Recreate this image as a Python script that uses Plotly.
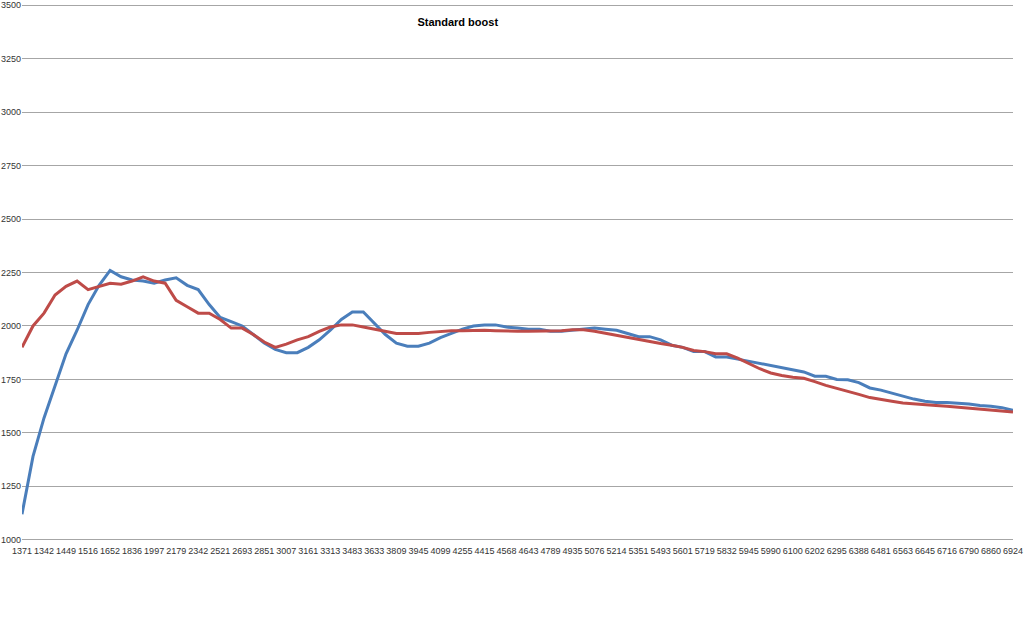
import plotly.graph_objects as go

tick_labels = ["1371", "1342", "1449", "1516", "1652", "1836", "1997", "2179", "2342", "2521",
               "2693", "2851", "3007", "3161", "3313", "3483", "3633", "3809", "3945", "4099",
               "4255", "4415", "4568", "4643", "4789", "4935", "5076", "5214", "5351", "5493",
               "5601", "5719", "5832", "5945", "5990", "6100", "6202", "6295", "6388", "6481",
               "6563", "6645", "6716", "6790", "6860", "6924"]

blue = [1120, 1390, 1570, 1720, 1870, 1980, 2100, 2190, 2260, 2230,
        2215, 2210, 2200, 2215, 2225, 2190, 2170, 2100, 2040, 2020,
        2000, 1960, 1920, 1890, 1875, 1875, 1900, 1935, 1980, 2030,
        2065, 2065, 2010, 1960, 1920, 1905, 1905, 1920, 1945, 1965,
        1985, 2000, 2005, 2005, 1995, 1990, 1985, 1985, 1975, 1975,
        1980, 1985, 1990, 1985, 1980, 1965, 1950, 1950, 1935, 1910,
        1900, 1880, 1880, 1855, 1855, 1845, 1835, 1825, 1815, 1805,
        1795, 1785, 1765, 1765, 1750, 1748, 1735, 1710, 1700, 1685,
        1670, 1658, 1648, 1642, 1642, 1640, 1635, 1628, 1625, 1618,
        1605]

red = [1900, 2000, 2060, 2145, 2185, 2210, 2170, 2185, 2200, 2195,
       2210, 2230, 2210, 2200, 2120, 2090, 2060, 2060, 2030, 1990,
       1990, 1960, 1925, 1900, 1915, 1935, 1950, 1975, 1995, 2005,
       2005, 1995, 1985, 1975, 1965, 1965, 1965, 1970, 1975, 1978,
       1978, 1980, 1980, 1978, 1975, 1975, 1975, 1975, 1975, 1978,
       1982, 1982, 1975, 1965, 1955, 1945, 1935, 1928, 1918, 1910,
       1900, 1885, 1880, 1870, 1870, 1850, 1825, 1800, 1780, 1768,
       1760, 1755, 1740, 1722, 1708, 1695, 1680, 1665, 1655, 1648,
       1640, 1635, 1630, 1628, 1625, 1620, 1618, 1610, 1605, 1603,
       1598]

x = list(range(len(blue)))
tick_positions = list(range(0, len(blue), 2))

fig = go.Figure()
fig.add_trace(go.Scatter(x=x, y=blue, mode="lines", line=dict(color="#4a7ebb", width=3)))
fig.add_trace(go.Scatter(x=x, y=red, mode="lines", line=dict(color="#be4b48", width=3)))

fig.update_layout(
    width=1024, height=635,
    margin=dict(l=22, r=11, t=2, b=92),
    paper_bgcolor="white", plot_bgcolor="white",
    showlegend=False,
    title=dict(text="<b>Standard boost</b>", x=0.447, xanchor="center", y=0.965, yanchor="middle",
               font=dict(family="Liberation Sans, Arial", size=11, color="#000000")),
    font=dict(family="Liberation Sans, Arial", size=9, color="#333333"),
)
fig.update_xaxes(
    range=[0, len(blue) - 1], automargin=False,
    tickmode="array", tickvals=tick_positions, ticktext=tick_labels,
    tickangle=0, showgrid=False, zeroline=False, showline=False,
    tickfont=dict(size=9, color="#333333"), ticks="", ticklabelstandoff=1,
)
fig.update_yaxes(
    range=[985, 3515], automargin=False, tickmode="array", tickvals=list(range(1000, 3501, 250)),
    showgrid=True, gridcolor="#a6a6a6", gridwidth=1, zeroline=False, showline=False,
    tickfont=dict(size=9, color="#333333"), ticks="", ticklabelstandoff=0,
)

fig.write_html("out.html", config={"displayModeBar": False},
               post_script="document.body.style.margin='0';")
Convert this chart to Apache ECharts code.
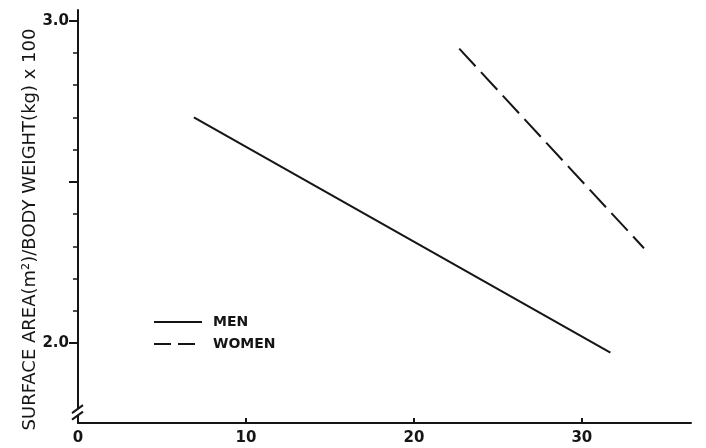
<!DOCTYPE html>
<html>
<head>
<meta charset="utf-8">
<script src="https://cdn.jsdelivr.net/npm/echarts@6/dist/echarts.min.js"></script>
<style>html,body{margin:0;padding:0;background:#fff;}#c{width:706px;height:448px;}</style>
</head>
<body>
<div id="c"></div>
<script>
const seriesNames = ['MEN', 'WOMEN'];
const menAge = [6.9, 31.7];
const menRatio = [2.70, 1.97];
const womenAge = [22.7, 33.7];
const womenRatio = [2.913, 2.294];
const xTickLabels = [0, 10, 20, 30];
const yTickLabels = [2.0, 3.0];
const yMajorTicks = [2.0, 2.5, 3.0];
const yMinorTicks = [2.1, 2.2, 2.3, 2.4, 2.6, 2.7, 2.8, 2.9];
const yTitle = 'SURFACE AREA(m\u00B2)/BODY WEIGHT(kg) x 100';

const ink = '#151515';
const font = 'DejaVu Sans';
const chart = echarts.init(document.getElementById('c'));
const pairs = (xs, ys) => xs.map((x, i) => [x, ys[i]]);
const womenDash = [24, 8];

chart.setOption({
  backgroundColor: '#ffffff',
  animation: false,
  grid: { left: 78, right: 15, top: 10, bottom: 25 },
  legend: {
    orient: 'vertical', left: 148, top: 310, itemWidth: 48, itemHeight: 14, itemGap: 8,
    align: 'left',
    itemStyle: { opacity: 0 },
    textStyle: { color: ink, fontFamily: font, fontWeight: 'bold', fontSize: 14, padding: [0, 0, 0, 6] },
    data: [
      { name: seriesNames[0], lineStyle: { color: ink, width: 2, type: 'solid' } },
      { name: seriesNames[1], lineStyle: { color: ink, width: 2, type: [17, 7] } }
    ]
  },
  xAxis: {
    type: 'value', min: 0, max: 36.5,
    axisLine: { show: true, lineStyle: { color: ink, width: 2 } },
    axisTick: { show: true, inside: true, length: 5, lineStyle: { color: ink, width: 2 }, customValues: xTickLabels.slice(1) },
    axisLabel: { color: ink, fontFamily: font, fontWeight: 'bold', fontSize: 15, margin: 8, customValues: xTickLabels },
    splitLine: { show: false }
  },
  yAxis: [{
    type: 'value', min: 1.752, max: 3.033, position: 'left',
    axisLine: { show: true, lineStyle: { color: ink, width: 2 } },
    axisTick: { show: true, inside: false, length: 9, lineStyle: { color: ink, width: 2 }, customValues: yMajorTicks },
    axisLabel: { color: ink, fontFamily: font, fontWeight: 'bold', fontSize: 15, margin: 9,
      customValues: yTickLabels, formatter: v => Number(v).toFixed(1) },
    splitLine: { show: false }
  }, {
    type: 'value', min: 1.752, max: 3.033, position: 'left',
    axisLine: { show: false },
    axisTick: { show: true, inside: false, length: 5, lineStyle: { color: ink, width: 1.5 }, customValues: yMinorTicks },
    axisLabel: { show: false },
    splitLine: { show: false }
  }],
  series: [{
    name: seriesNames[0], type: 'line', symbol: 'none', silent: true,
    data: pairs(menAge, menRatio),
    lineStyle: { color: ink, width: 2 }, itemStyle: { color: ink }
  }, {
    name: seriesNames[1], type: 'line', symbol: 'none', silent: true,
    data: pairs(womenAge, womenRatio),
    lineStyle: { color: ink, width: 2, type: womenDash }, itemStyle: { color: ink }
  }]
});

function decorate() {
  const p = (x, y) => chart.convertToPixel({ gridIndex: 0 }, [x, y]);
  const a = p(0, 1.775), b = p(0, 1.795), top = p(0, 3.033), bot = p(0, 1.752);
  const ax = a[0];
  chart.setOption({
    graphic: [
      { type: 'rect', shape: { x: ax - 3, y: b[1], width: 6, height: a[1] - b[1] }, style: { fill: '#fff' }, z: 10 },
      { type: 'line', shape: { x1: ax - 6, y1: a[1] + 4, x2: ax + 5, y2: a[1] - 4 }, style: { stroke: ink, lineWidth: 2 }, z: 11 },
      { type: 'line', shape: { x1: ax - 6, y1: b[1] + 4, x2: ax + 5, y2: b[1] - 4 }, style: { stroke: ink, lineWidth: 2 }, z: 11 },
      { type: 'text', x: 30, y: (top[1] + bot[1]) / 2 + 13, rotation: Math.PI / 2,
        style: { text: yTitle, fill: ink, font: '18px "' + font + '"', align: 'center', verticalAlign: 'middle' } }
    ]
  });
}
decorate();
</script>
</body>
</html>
--
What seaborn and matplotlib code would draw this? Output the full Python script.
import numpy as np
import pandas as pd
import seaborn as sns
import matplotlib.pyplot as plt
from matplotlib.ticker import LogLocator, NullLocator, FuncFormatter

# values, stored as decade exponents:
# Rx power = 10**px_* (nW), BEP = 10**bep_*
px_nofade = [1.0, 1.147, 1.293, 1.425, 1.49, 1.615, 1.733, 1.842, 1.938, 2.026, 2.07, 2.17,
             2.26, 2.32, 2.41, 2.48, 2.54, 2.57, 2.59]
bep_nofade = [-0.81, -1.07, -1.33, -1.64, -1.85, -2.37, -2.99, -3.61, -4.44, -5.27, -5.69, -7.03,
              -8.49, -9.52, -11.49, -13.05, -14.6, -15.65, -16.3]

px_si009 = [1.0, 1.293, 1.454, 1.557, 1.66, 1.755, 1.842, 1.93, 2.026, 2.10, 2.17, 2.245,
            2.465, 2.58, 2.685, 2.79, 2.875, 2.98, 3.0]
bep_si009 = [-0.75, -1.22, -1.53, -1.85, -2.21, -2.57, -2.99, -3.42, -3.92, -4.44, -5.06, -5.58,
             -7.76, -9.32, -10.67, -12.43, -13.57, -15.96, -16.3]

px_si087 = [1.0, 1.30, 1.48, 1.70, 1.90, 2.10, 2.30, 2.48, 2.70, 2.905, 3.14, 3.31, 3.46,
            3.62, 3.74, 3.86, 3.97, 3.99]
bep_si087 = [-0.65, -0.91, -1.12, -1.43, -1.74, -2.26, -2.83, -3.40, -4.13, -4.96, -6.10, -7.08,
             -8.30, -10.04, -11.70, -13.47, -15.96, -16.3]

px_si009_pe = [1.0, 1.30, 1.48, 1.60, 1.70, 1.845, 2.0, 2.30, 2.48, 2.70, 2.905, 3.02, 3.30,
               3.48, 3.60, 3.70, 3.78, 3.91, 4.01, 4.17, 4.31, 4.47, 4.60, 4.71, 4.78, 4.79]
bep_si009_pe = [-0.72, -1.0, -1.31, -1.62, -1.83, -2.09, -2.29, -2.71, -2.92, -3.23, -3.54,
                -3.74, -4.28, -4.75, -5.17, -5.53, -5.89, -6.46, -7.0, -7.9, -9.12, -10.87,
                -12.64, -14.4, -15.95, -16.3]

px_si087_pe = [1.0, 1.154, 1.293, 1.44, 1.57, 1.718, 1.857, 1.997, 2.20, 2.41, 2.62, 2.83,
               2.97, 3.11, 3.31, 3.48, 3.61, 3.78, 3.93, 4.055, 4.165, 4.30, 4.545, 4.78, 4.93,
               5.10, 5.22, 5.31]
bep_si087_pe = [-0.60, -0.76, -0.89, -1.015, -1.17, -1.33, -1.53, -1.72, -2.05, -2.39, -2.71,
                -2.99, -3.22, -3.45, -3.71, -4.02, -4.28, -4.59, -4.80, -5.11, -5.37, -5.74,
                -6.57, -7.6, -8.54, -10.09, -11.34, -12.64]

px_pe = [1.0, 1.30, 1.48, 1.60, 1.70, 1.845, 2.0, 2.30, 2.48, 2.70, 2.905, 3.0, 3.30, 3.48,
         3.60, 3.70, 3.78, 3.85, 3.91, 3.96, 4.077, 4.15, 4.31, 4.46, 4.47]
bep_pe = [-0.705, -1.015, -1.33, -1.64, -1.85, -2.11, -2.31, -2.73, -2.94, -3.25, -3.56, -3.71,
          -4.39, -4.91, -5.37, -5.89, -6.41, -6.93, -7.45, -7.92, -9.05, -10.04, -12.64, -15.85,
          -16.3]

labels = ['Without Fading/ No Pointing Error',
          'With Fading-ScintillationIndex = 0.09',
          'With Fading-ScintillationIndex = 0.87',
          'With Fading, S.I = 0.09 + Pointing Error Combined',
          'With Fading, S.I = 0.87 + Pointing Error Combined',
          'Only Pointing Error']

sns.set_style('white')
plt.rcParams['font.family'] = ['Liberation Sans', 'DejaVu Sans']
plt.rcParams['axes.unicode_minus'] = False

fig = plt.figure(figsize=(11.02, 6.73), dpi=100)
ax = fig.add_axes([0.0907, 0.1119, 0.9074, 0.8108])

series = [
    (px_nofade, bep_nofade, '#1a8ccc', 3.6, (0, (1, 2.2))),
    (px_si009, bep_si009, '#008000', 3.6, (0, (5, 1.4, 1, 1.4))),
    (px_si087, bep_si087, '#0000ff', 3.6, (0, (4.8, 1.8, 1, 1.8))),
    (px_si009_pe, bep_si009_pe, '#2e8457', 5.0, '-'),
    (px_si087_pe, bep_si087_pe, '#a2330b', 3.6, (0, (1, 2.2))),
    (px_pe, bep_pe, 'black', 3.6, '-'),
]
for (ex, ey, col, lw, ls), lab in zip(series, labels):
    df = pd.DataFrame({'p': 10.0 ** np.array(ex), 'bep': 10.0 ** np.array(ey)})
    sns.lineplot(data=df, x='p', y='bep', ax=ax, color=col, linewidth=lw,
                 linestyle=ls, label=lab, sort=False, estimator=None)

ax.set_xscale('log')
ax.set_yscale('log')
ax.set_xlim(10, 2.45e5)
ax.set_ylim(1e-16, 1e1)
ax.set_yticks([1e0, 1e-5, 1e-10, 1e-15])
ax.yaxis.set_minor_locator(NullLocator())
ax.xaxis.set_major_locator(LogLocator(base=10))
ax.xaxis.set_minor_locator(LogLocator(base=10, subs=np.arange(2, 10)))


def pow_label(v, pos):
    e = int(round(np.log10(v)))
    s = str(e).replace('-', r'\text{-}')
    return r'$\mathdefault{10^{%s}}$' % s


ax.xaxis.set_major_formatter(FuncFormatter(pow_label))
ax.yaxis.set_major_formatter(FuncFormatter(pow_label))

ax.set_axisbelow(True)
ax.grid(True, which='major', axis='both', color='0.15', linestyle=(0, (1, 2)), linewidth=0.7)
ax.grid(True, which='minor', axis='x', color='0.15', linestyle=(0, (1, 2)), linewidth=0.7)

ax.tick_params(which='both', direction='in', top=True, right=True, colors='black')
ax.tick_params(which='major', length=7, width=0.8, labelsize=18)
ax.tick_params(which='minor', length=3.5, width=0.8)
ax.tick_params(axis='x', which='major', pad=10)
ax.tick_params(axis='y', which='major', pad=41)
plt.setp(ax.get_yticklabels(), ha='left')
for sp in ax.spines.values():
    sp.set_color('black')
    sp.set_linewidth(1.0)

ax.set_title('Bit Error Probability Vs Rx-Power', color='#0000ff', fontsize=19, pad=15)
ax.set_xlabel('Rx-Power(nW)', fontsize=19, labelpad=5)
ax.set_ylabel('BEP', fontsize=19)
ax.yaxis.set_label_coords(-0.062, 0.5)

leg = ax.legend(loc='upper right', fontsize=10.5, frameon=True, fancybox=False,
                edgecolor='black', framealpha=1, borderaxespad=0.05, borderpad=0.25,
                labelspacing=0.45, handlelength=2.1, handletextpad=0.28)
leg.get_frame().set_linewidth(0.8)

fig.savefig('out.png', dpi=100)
* * *
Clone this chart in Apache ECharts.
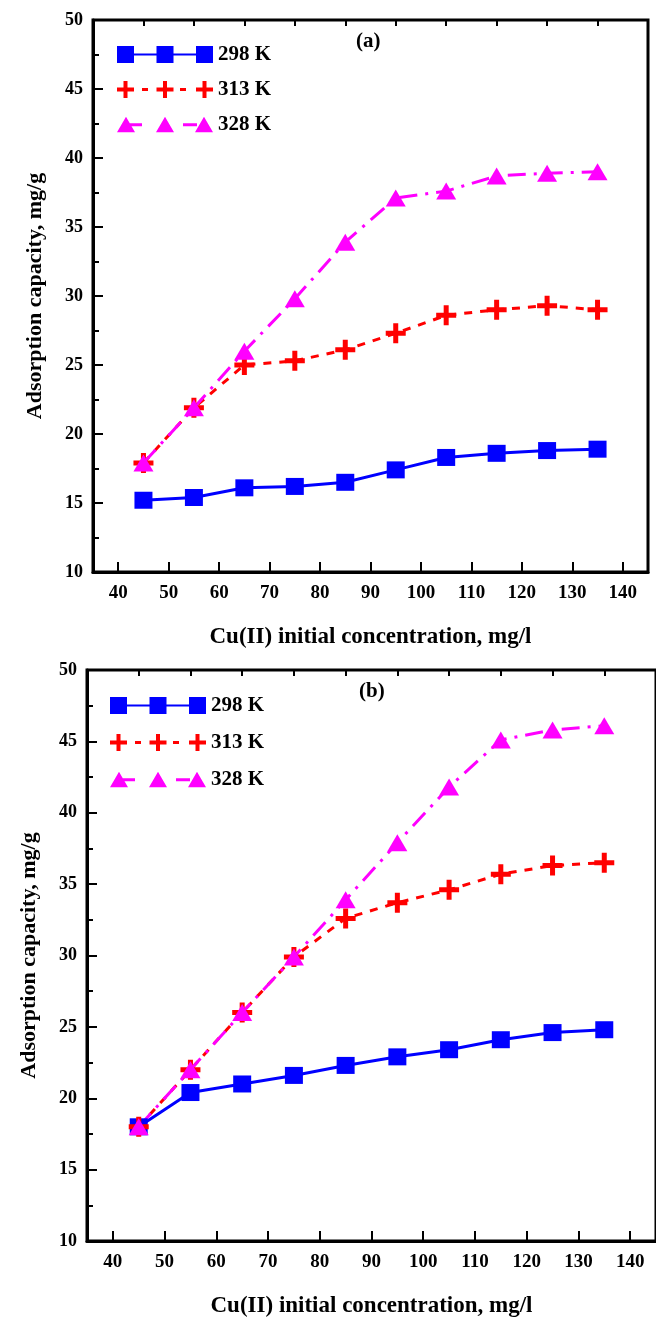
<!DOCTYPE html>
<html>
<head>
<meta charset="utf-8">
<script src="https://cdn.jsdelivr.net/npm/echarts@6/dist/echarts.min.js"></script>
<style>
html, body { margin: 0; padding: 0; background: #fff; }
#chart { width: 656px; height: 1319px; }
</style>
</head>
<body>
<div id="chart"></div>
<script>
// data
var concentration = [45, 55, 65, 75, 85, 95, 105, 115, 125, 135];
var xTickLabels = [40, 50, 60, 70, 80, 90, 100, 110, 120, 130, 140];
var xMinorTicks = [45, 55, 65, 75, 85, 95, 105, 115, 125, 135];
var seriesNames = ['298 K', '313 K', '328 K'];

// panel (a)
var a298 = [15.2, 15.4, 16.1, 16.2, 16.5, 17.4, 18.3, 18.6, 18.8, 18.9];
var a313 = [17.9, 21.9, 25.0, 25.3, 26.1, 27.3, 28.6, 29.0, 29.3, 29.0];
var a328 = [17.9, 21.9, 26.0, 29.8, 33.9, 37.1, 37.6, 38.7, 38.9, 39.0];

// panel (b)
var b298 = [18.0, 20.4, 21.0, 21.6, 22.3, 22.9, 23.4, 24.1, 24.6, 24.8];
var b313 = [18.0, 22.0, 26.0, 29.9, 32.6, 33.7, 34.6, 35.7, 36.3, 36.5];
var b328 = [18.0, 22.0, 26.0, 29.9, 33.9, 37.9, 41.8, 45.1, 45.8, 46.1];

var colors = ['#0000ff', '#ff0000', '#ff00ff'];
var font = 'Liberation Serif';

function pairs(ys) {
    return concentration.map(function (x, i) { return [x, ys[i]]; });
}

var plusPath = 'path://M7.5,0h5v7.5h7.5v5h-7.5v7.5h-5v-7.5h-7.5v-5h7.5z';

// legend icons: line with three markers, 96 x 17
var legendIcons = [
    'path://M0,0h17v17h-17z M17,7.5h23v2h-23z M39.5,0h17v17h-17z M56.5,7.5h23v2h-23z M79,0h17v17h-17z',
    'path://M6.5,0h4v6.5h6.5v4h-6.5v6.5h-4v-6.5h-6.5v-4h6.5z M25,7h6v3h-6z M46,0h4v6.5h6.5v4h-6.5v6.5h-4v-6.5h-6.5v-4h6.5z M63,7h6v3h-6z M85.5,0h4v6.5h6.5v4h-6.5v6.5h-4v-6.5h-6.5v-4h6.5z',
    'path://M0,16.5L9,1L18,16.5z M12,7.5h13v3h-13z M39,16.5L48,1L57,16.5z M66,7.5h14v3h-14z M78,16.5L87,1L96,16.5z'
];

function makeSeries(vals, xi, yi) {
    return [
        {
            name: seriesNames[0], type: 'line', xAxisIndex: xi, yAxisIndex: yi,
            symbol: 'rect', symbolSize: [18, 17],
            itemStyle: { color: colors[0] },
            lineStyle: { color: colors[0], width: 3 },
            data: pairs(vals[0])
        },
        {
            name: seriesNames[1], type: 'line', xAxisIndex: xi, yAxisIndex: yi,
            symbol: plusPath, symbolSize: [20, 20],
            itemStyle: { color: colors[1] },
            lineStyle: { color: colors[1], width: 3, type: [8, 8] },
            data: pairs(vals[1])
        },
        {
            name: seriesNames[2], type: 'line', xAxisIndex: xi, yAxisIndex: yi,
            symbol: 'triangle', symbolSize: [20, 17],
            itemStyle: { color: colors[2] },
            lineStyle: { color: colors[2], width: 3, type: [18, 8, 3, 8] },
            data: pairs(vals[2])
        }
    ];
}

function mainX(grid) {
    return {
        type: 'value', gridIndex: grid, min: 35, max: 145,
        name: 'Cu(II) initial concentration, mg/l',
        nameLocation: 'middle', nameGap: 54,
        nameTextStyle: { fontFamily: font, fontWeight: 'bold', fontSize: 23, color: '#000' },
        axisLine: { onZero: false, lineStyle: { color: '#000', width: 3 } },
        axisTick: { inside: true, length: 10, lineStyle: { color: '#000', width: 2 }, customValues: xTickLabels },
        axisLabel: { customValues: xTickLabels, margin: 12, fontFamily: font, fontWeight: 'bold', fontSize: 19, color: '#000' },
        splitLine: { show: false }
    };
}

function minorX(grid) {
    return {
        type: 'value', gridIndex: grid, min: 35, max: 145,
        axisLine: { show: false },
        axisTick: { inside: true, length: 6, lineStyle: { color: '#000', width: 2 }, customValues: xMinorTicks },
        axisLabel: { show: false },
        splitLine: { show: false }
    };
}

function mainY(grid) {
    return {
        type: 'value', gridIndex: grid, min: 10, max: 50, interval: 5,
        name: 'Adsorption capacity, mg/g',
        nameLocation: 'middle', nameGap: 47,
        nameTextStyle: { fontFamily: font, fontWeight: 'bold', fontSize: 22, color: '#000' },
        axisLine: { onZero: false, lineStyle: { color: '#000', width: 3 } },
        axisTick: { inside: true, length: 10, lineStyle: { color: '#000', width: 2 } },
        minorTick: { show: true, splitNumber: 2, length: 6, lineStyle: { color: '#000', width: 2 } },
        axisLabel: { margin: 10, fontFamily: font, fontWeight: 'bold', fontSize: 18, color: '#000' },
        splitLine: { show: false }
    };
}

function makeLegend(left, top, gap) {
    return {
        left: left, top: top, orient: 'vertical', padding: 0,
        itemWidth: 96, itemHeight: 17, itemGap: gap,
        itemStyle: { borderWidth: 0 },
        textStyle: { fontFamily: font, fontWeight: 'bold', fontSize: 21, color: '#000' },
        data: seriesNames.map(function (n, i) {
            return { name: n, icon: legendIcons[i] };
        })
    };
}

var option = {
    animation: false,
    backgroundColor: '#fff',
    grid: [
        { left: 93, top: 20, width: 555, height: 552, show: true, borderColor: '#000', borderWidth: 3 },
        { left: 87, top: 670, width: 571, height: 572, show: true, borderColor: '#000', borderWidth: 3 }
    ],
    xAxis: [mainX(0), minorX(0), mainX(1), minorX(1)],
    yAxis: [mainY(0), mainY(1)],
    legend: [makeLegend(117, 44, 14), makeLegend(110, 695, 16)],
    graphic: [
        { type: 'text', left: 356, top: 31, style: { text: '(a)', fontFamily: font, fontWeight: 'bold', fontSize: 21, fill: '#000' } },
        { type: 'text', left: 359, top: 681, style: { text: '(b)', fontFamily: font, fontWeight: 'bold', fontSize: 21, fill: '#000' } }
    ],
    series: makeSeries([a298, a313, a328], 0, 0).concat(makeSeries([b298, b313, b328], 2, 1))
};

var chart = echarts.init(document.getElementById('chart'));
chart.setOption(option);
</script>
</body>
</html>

» **What the exercise asks**
Of the lines above, copy only those from the one holding "Convert this chart to Apache ECharts code." to the one holding "const womenDash = [24, 8];", both included, and exclude every image.

» **Exercise result**
Convert this chart to Apache ECharts code.
<!DOCTYPE html>
<html>
<head>
<meta charset="utf-8">
<script src="https://cdn.jsdelivr.net/npm/echarts@6/dist/echarts.min.js"></script>
<style>html,body{margin:0;padding:0;background:#fff;}#c{width:706px;height:448px;}</style>
</head>
<body>
<div id="c"></div>
<script>
const seriesNames = ['MEN', 'WOMEN'];
const menAge = [6.9, 31.7];
const menRatio = [2.70, 1.97];
const womenAge = [22.7, 33.7];
const womenRatio = [2.913, 2.294];
const xTickLabels = [0, 10, 20, 30];
const yTickLabels = [2.0, 3.0];
const yMajorTicks = [2.0, 2.5, 3.0];
const yMinorTicks = [2.1, 2.2, 2.3, 2.4, 2.6, 2.7, 2.8, 2.9];
const yTitle = 'SURFACE AREA(m\u00B2)/BODY WEIGHT(kg) x 100';

const ink = '#151515';
const font = 'DejaVu Sans';
const chart = echarts.init(document.getElementById('c'));
const pairs = (xs, ys) => xs.map((x, i) => [x, ys[i]]);
const womenDash = [24, 8];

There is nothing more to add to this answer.